Coral World Ocean Park, on the eastern shore near Coki Beach, is the island's dedicated family marine attraction: an underwater observatory descending below the surface (no swimming required), touch pool with starfish and urchins, a sea turtle pool, stingray encounters, and a shark shallows walk-through. It's not as large as mainland aquariums but the combination of interactive elements and the ability to see living Caribbean reef species in their natural depth makes it worth the drive for families with children who are enthusiastic about marine life. Coki Beach directly adjacent to Coral World is one of St. Thomas's best snorkeling beaches for families with swimming-age children.
The Skyride to Paradise Point — a gondola lift departing from the cruise pier area — takes four minutes to the summit and delivers views across the harbour and the neighbouring islands of St. John and the British Virgin Islands. It is genuinely scenic and requires minimal effort. The duty-free shopping on Charlotte Amalie's Main Street and its connecting alleys is among the better shopping in the Caribbean for adults; for children, the brief harbour taxi ride between the cruise pier and downtown is its own small adventure. **Practical notes:** taxis and shared safari buses are the standard transport; agree fares before boarding.
Where to Eat
St. Thomas has a well-established tourist infrastructure, and the food in Charlotte Amalie reflects that — plenty of American-style restaurants and waterfront grills geared toward cruise passengers, with a handful of local spots worth tracking down. The USVI staple is fish: wahoo, mahi-mahi, and yellowfin tuna caught in the surrounding waters, typically grilled or blackened and served with fungi (a firm cornmeal side dish, pronounced "foon-ji") and a legume stew called peas and rice. Roti — flatbread wrapped around curried chicken or goat — arrived with Caribbean immigrants from Trinidad and remains a popular lunch option at the informal stalls around Market Square. Fresh guava and passion fruit juices are worth ordering wherever they appear. For drinks, the rum punch is the obligatory island introduction: Mount Gay or locally distilled Cruzan rum forms the base of most. Prices in the main shopping district are tourist-rated; a plate at a waterfront restaurant runs $18–30 USD, while a roti wrap from a local stall costs $8–12. The actual market on Market Square (Saturdays, mornings) is the best place to pick up local produce, hot sauce, and unusual tropical fruits.
A Brief History
Charlotte Amalie's harbor — deep, sheltered, and positioned at a natural crossroads of eastern Caribbean trade routes — made it one of the most strategically valuable anchorages in the hemisphere. The Danish West India Company established a permanent settlement in 1672, and the town was formally named for Charlotte Amalie, consort of King Christian V of Denmark. Denmark declared St.

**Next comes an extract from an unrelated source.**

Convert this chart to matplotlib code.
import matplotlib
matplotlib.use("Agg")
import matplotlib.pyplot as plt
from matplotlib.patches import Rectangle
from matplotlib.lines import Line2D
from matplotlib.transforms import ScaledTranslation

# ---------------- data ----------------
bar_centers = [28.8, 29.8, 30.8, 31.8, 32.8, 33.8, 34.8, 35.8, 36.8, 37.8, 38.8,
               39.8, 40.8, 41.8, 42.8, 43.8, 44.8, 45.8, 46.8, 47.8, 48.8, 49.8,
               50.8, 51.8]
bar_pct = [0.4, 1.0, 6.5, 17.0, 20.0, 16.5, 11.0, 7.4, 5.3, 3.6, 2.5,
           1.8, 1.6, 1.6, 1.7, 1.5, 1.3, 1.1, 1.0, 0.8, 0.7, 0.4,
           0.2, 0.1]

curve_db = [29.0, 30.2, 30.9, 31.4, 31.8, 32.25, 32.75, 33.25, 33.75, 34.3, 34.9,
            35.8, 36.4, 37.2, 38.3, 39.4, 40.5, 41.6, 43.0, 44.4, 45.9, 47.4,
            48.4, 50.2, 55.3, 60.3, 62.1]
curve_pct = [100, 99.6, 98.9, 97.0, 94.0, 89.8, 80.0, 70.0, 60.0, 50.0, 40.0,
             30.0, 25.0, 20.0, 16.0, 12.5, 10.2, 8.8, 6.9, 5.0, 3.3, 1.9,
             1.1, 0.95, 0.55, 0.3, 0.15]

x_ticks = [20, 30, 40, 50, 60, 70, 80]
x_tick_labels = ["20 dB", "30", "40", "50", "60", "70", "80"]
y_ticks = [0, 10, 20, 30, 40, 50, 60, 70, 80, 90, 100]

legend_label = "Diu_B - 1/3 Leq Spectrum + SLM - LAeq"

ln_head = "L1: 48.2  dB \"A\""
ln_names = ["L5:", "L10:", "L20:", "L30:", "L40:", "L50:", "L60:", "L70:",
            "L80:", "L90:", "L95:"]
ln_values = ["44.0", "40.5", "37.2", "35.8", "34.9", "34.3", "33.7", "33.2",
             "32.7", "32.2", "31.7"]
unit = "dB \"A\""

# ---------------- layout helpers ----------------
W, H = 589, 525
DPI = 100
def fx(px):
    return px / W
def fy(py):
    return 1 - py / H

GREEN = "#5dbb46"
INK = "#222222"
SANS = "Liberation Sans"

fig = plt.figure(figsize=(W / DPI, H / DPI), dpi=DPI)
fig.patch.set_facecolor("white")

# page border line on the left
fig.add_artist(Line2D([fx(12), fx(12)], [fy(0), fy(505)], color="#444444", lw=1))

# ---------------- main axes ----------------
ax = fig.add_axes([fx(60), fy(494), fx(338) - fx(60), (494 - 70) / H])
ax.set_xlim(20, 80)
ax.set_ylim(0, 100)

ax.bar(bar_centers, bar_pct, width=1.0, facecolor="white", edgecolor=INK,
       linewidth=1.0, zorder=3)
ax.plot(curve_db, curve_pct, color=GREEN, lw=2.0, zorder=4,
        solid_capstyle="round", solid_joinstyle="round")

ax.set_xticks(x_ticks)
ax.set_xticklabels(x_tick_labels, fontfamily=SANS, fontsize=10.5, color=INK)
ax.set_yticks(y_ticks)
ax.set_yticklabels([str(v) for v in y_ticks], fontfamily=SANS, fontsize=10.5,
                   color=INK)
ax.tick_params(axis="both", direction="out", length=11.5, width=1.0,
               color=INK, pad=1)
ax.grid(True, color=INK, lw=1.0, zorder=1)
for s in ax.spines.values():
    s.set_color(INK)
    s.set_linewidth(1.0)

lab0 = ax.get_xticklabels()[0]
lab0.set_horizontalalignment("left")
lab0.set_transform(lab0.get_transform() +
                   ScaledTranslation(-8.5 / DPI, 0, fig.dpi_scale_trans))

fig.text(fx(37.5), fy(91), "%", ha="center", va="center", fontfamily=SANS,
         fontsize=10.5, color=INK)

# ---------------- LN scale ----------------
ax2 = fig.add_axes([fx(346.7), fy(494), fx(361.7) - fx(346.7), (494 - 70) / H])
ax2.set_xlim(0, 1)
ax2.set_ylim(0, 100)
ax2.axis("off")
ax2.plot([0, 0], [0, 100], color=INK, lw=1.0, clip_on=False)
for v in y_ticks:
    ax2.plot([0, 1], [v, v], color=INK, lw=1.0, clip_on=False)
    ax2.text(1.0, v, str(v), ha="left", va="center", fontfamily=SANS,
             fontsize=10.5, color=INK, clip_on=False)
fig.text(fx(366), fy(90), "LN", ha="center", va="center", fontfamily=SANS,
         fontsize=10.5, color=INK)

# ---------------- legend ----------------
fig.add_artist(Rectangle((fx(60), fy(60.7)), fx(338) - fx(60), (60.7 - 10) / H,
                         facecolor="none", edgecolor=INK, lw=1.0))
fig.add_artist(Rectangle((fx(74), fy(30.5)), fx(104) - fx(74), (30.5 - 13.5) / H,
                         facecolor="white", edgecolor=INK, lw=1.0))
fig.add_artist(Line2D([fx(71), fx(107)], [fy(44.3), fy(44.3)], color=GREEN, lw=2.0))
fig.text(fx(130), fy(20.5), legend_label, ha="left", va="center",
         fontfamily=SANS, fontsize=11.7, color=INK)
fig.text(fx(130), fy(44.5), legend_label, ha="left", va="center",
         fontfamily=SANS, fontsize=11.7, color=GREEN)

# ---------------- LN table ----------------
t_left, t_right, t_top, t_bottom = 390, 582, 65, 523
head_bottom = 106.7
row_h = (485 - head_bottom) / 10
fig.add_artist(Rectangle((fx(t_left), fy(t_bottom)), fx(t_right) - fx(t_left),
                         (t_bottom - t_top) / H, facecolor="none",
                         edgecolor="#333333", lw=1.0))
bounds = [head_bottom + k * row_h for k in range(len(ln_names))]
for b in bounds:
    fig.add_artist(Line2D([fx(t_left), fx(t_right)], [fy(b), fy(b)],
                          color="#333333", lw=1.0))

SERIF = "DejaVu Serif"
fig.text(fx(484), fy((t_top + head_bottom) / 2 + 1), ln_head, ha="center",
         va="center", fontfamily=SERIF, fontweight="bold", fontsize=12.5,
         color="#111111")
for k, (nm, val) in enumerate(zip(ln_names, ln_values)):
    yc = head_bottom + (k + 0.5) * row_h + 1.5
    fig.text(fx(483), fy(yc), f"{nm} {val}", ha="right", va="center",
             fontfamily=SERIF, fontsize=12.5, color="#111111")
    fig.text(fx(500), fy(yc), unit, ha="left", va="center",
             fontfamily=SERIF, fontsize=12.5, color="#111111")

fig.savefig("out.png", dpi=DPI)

Thomas a free port in 1724, a decision that proved transformative: with duties suspended and neutrality guaranteed, Charlotte Amalie attracted merchants from across Europe and the Americas. Dutch, English, French, and Danish traders all maintained warehouses along the waterfront. The Sephardic Jewish community — Conversos and their descendants fleeing the Inquisition from Spain, Portugal, and subsequently the Dutch Caribbean — found in St. Thomas the genuine religious tolerance that much of Europe denied them. Their community, established by the 1680s, built the Synagogue of Beracha Veshalom Vegemiluth Hasidim in 1833, the second-oldest synagogue in continuous use in the Western Hemisphere.
The early 18th century brought pirates alongside merchants. Blackbeard — Edward Teach — allegedly used a watchtower on the hill above the harbor to watch for incoming ships; the tower still bears his name. The island's neutral status made it valuable to both sides during every European war of the 18th and early 19th centuries, and the Danish colonial economy grew wealthy on the entrepôt trade. Sugar cultivation on St. Croix provided a second economic pillar, worked by enslaved Africans under brutal conditions until emancipation in the Danish West Indies in 1848.
The United States purchased the Danish Virgin Islands in January 1917 for $25 million — at the time the largest land purchase in American history after Alaska. The motivation was almost entirely strategic: the First World War had made American planners acutely concerned about the possibility of Germany acquiring the islands as a submarine base threatening the Panama Canal. The islands became an American territory, and Charlotte Amalie retained its role as one of the Caribbean's premier duty-free shopping ports — a status that continues to define much of the town's commercial character.
Accessibility
Charlotte Amalie's Havensight and Crown Bay cruise terminals both have step-free access from ship to pier. The Havensight Mall shopping area adjacent to the main pier is flat and accessible. Charlotte Amalie's main shopping district along Main Street is mostly flat with wide pavements, making it one of the more navigable Caribbean duty-free ports for wheelchair users. 99 Steps — the famous landmark stairway connecting lower and upper Charlotte Amalie — is, as the name implies, not accessible; the upper town is only reachable via vehicle. Fort Christian (a National Historic Site) has an accessible entrance. Magens Bay beach, widely considered one of the Caribbean's finest, has some accessible facilities including beach wheelchairs available for rent. The terrain between the waterfront and upper town is steep; taxis (open-air safari trucks and standard vehicles) are plentiful at both cruise terminals and are the practical way to reach Magens Bay and other hilltop or beach destinations. Cruise lines offer accessible island tours by van. The US Virgin Islands' US standards for accessibility often exceed those of other Caribbean ports.
Culture & Customs
St. Thomas is a U.S. territory with a distinctly Caribbean soul. English is spoken everywhere — no language barrier — yet the island carries a cultural warmth that feels nothing like the U.S. mainland. The island's Danish colonial past shows in place names and the colorful hillside architecture of Charlotte Amalie. The real cultural heartbeat is Caribbean: steel pan music, Carnival (held in late April and early May), and a genuine friendliness that invites conversation.
Tipping follows U.S. norms: 18–20% in restaurants, a few dollars for taxi drivers and tour guides. Locals take pride in being a duty-free shopping destination — the $1,600 customs exemption is a point of civic identity. Dress is casual everywhere; beach attire is fine for shopping in town. The vibe is relaxed, colorful, and accustomed to visitors — friendly without being transactional.